Rob then made a return to Hollyoaks village. This time he kidnapped Lucy and took her to a disused watertank. Ruth, Lewis and Tony came to rescue her. Despite Rob's attempts to drown Lucy, Tony stepped in to rescue her and all four of them got out safely. Rob briefly started dating Beth Morgan, but that came to an end when Beth overheard Lucy arguing with Rob about how he had ruined Lucy's and her family's life. During millennium eve, Rob tried setting a bus on fire, but he ended up dying in the blast.

==Reception==
Rob was nominated for "Best Bad Guy" at the 1999 Inside Soap Awards.

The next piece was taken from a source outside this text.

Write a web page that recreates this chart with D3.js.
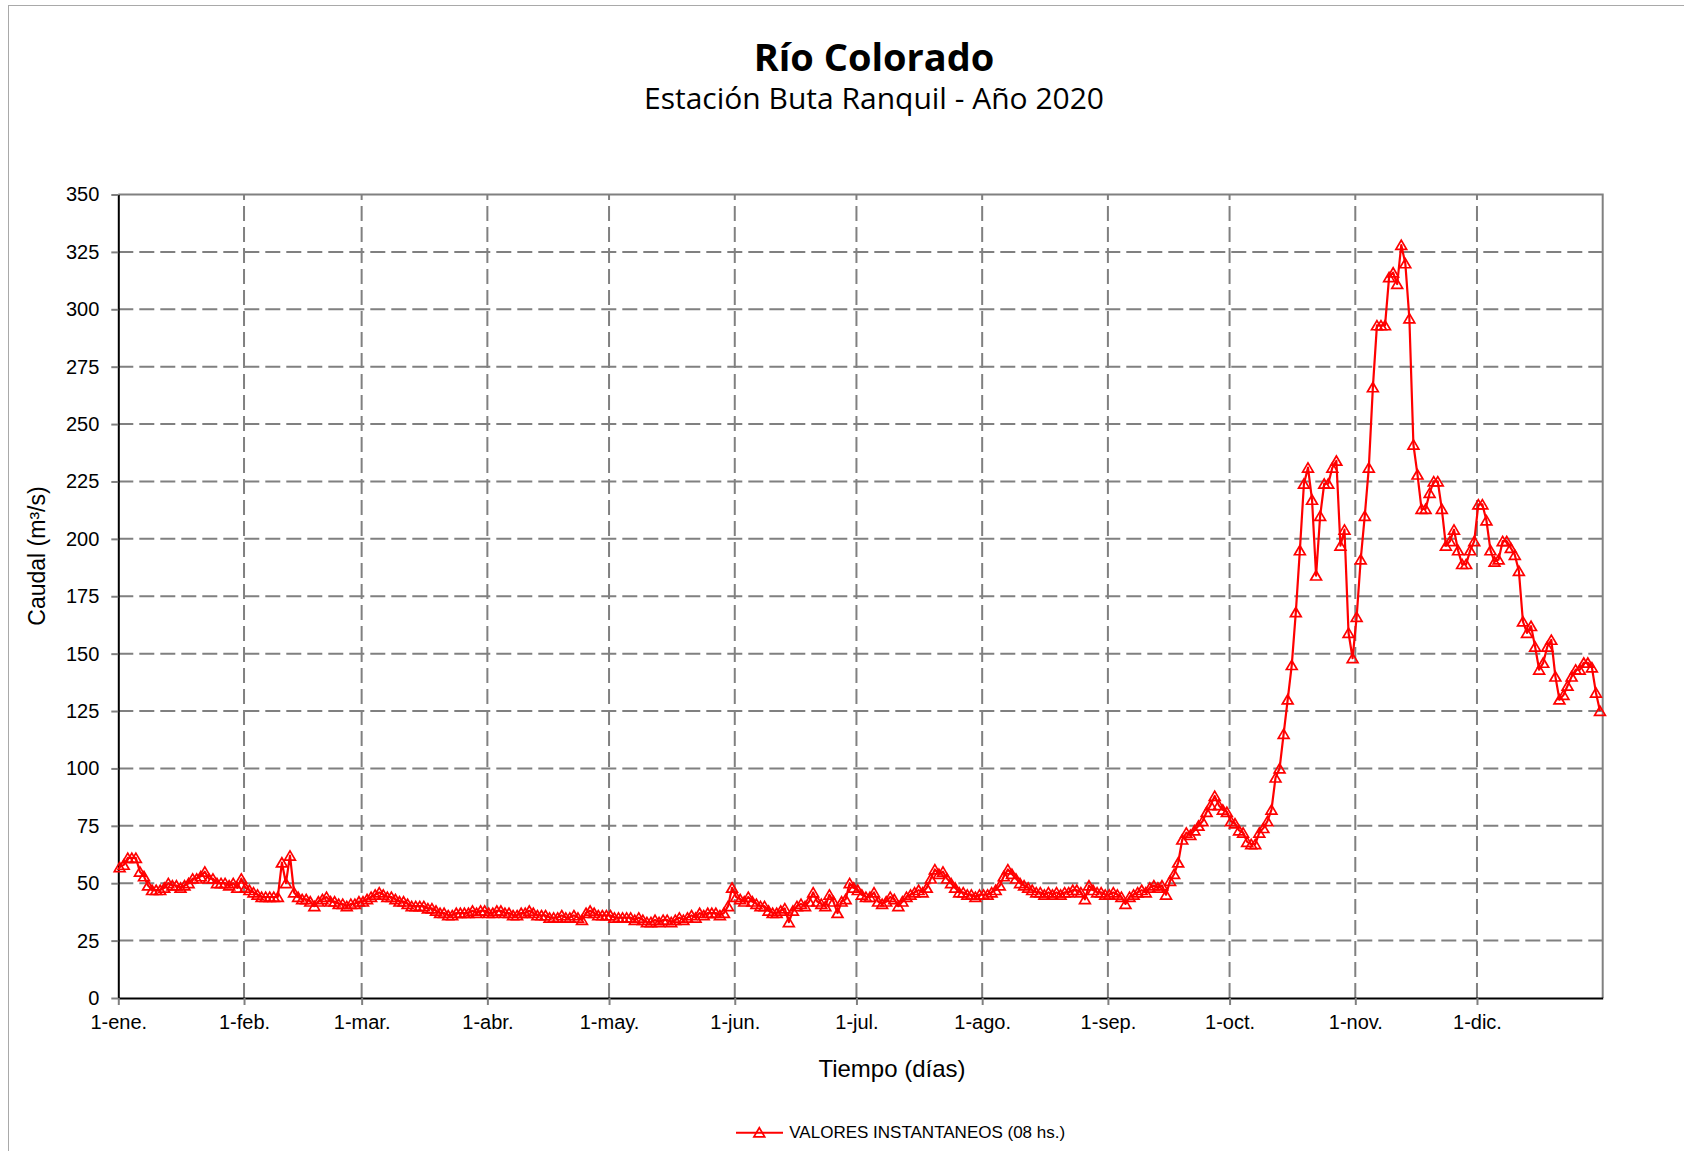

In October 1999, Merle Brown of the Daily Record branded Rob evil and said "Just when will he get his comeuppance and stop terrorising poor Lucy (Kerrie Taylor)?" What's on TV included Rob in their list of the 50 most evil soap villains of all time. They said "One of Hollyoaks' earliest villains, Rob Hawthorne (Warren De Rosa) got Lucy Benson hooked on drugs and tried to kill her. But he didn't bank on brother Kurt getting in his way..." During a feature on Hollyoaks psychos, E4 remembered Rob and said "Holding Lucy and gang hostage in a disused naval base - you can certainly credit Rob Hawthorne at being original! Not sure the harpoon was quite as effective as Toby's spanner though!" Rachel Tarley of the Metro placed Rob fifth in her list of the top five soap villains. Tarley said "A heroin addict and all-round bad guy, Rob was perhaps not the most original of soap villains, but he certainly knew how to strike fear into the heart of any young female in the Hollyoaks vicinity." In 2020, Tarley's colleague, Caroline Westbrook, called Rob "one of the more villainous characters of the early years" of Hollyoaks and believed that he definitely caused "a fair bit of trouble". Tina Baker, writing for Soaplife, said "rotten-to-the-core Rob" was gorgeous and looked like an angel, but he behaved like "a demented devil."